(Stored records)
────────

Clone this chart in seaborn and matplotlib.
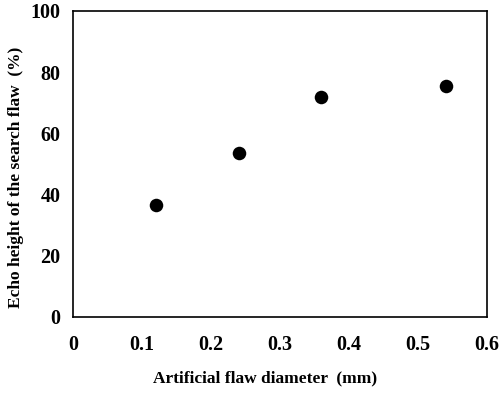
import matplotlib
matplotlib.use("Agg")
import matplotlib.pyplot as plt
import seaborn as sns
import pandas as pd

diameter = [0.12, 0.24, 0.36, 0.54]
echo_height = [36.5, 53.5, 72.0, 75.5]
x_ticks = [0, 0.1, 0.2, 0.3, 0.4, 0.5, 0.6]
x_labels = ["0", "0.1", "0.2", "0.3", "0.4", "0.5", "0.6"]
y_ticks = [0, 20, 40, 60, 80, 100]

sns.set_theme(style="white")
plt.rcParams['font.family'] = ['Liberation Serif', 'DejaVu Serif']
plt.rcParams['font.weight'] = 'bold'

df = pd.DataFrame({"d": diameter, "h": echo_height})

fig = plt.figure(figsize=(4.99, 3.96), dpi=100)
ax = fig.add_axes([73/499, 1 - 317/396, (487-73)/499, (317-11)/396])
sns.scatterplot(data=df, x="d", y="h", ax=ax, color="black", s=95,
                edgecolor="black", linewidth=0, zorder=3)
ax.set_xlim(0, 0.6)
ax.set_ylim(0, 100)
ax.set_xticks(x_ticks)
ax.set_xticklabels(x_labels)
ax.set_yticks(y_ticks)
for s in ax.spines.values():
    s.set_color("black")
    s.set_linewidth(1.2)
ax.tick_params(axis="both", direction="in", length=2, width=0.6, color="black",
               labelsize=14.5, labelcolor="black")
ax.tick_params(axis="x", pad=13)
ax.tick_params(axis="y", pad=9)
for lab in ax.get_xticklabels() + ax.get_yticklabels():
    lab.set_fontweight("bold")
ax.set_xlabel("Artificial flaw diameter  (mm)", fontsize=12.5, fontweight="bold",
              color="black")
ax.set_ylabel("Echo height of the search flaw  (%)", fontsize=12.5, fontweight="bold",
              color="black")
ax.xaxis.set_label_coords(0.464, -0.176)
ax.yaxis.set_label_coords(-0.118, 0.457)
fig.savefig("out.png", dpi=100, facecolor="white")
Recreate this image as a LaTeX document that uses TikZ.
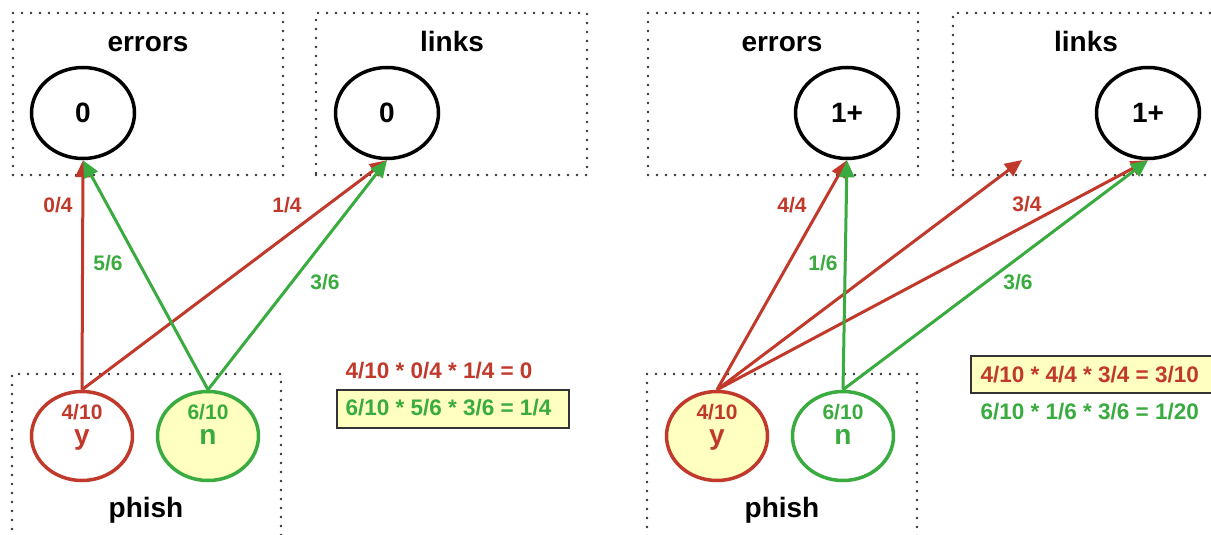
\documentclass[tikz,border=0pt]{standalone}
\usepackage{fontspec}
\setmainfont{Liberation Sans}
\usetikzlibrary{shapes.geometric,arrows.meta}
\definecolor{pred}{RGB}{192,57,43}
\definecolor{pgreen}{RGB}{57,171,63}
\definecolor{pyellow}{RGB}{255,255,192}
\definecolor{dotgray}{RGB}{50,50,50}
\newcommand{\bigtxt}{\fontsize{28}{32}\selectfont\bfseries}
\newcommand{\smalltxt}{\fontsize{21}{24}\selectfont\bfseries}
\newcommand{\eqtxt}{\fontsize{22.5}{26}\selectfont\bfseries}
\tikzset{
  dotbox/.style={draw=dotgray, line width=2.6pt, line cap=round,
    dash pattern=on 0pt off 9pt, rectangle, inner sep=0pt},
  title/.style={anchor=base, font=\bigtxt, text=black},
  varnode/.style={ellipse, draw=black, line width=3.5pt, minimum width=103pt,
    minimum height=91pt, inner sep=0pt, font=\bigtxt},
  valnode/.style={ellipse, line width=3.5pt, minimum width=101pt,
    minimum height=89pt, inner sep=0pt},
  prob/.style={anchor=base, font=\smalltxt},
  val/.style={anchor=base, font=\bigtxt},
  redarr/.style={draw=pred, line width=3pt,
    -{Triangle[length=17pt,width=15pt]}},
  greenarr/.style={draw=pgreen, line width=3pt,
    -{Triangle[length=17pt,width=15pt]}},
  eqbox/.style={draw=black!80, line width=1.8pt, fill=pyellow, rectangle,
    inner sep=0pt},
  eqtext/.style={anchor=base west, font=\eqtxt},
}
\begin{document}
\begin{tikzpicture}[x=1pt,y=-1pt]
\useasboundingbox (0,0) rectangle (1211,535);
\clip (0,0) rectangle (1211,535);

% ---------- left: phish = n ----------
\node[dotbox, minimum width=270pt, minimum height=162pt] (lerrbox) at (148,94) {};
\node[dotbox, minimum width=271pt, minimum height=162pt] (llinkbox) at (451.5,94) {};
\node[dotbox, minimum width=269pt, minimum height=171pt] (lphishbox) at (146.5,459.5) {};
\node[title] (lerrt) at (148,52) {errors};
\node[title] (llinkt) at (452,52) {links};
\node[title] (lphisht) at (146,517) {phish};

\node[varnode] (lerr) at (83,113) {0};
\node[varnode] (llink) at (387,113) {0};
\node[valnode, draw=pred] (ly) at (82,436) {};
\node[valnode, draw=pgreen, fill=pyellow] (ln) at (208,436) {};
\node[prob, text=pred] (lyp) at (82,419) {4/10};
\node[val, text=pred] (lyv) at (82,444) {y};
\node[prob, text=pgreen] (lnp) at (208,419) {6/10};
\node[val, text=pgreen] (lnv) at (208,444) {n};

\draw[redarr] (ly.north) -- (lerr.south);
\draw[redarr] (ly.north) -- (llink.south);
\draw[greenarr] (ln.north) -- (lerr.south);
\draw[greenarr] (ln.north) -- (llink.south);

\node[prob, text=pred] (l04) at (58,212) {0/4};
\node[prob, text=pgreen] (l56) at (108,270) {5/6};
\node[prob, text=pred] (l14) at (287,212) {1/4};
\node[prob, text=pgreen] (l36) at (325,289) {3/6};

\node[eqtext, text=pred] (leqy) at (342,378) {4/10 * 0/4 * 1/4 = 0};
\node[eqbox, minimum width=232pt, minimum height=38pt] (leqbox) at (453,409) {};
\node[eqtext, text=pgreen] (leqn) at (342,415) {6/10 * 5/6 * 3/6 = 1/4};

% ---------- right: phish = y ----------
\node[dotbox, minimum width=270pt, minimum height=162pt] (rerrbox) at (783,94) {};
\node[dotbox, minimum width=277pt, minimum height=162pt] (rlinkbox) at (1091.5,94) {};
\node[dotbox, minimum width=270pt, minimum height=171pt] (rphishbox) at (782,459.5) {};
\node[title] (rerrt) at (782,52) {errors};
\node[title] (rlinkt) at (1086,52) {links};
\node[title] (rphisht) at (782,517) {phish};

\node[varnode] (rerr) at (847,113) {1+};
\node[varnode] (rlink) at (1148,113) {1+};
\node[valnode, draw=pred, fill=pyellow] (ry) at (717,436) {};
\node[valnode, draw=pgreen] (rn) at (843,436) {};
\node[prob, text=pred] (ryp) at (717,419) {4/10};
\node[val, text=pred] (ryv) at (717,444) {y};
\node[prob, text=pgreen] (rnp) at (843,419) {6/10};
\node[val, text=pgreen] (rnv) at (843,444) {n};

\coordinate (rfree) at (1022,160);
\draw[redarr] (ry.north) -- (rerr.south);
\draw[redarr] (ry.north) -- (rfree);
\draw[redarr] (ry.north) -- (rlink.south);
\draw[greenarr] (rn.north) -- (rerr.south);
\draw[greenarr] (rn.north) -- (rlink.south);

\node[prob, text=pred] (r44) at (792,212) {4/4};
\node[prob, text=pgreen] (r16) at (823,270) {1/6};
\node[prob, text=pred] (r34) at (1027,211) {3/4};
\node[prob, text=pgreen] (r36) at (1018,289) {3/6};

\node[eqbox, minimum width=270pt, minimum height=37pt] (reqbox) at (1106,374.5) {};
\node[eqtext, text=pred] (reqy) at (977,382) {4/10 * 4/4 * 3/4 = 3/10};
\node[eqtext, text=pgreen] (reqn) at (977,419) {6/10 * 1/6 * 3/6 = 1/20};
\end{tikzpicture}
\end{document}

────────

Omit all pictures and repeat exactly the lines from the one containing "Recreate this image" through the one containing "(lphisht) at (146,517)", ends included, with nothing added.

**RESULT OF THIS EXERCISE**
Recreate this image as a LaTeX document that uses TikZ.
\documentclass[tikz,border=0pt]{standalone}
\usepackage{fontspec}
\setmainfont{Liberation Sans}
\usetikzlibrary{shapes.geometric,arrows.meta}
\definecolor{pred}{RGB}{192,57,43}
\definecolor{pgreen}{RGB}{57,171,63}
\definecolor{pyellow}{RGB}{255,255,192}
\definecolor{dotgray}{RGB}{50,50,50}
\newcommand{\bigtxt}{\fontsize{28}{32}\selectfont\bfseries}
\newcommand{\smalltxt}{\fontsize{21}{24}\selectfont\bfseries}
\newcommand{\eqtxt}{\fontsize{22.5}{26}\selectfont\bfseries}
\tikzset{
  dotbox/.style={draw=dotgray, line width=2.6pt, line cap=round,
    dash pattern=on 0pt off 9pt, rectangle, inner sep=0pt},
  title/.style={anchor=base, font=\bigtxt, text=black},
  varnode/.style={ellipse, draw=black, line width=3.5pt, minimum width=103pt,
    minimum height=91pt, inner sep=0pt, font=\bigtxt},
  valnode/.style={ellipse, line width=3.5pt, minimum width=101pt,
    minimum height=89pt, inner sep=0pt},
  prob/.style={anchor=base, font=\smalltxt},
  val/.style={anchor=base, font=\bigtxt},
  redarr/.style={draw=pred, line width=3pt,
    -{Triangle[length=17pt,width=15pt]}},
  greenarr/.style={draw=pgreen, line width=3pt,
    -{Triangle[length=17pt,width=15pt]}},
  eqbox/.style={draw=black!80, line width=1.8pt, fill=pyellow, rectangle,
    inner sep=0pt},
  eqtext/.style={anchor=base west, font=\eqtxt},
}
\begin{document}
\begin{tikzpicture}[x=1pt,y=-1pt]
\useasboundingbox (0,0) rectangle (1211,535);
\clip (0,0) rectangle (1211,535);

% ---------- left: phish = n ----------
\node[dotbox, minimum width=270pt, minimum height=162pt] (lerrbox) at (148,94) {};
\node[dotbox, minimum width=271pt, minimum height=162pt] (llinkbox) at (451.5,94) {};
\node[dotbox, minimum width=269pt, minimum height=171pt] (lphishbox) at (146.5,459.5) {};
\node[title] (lerrt) at (148,52) {errors};
\node[title] (llinkt) at (452,52) {links};
\node[title] (lphisht) at (146,517) {phish};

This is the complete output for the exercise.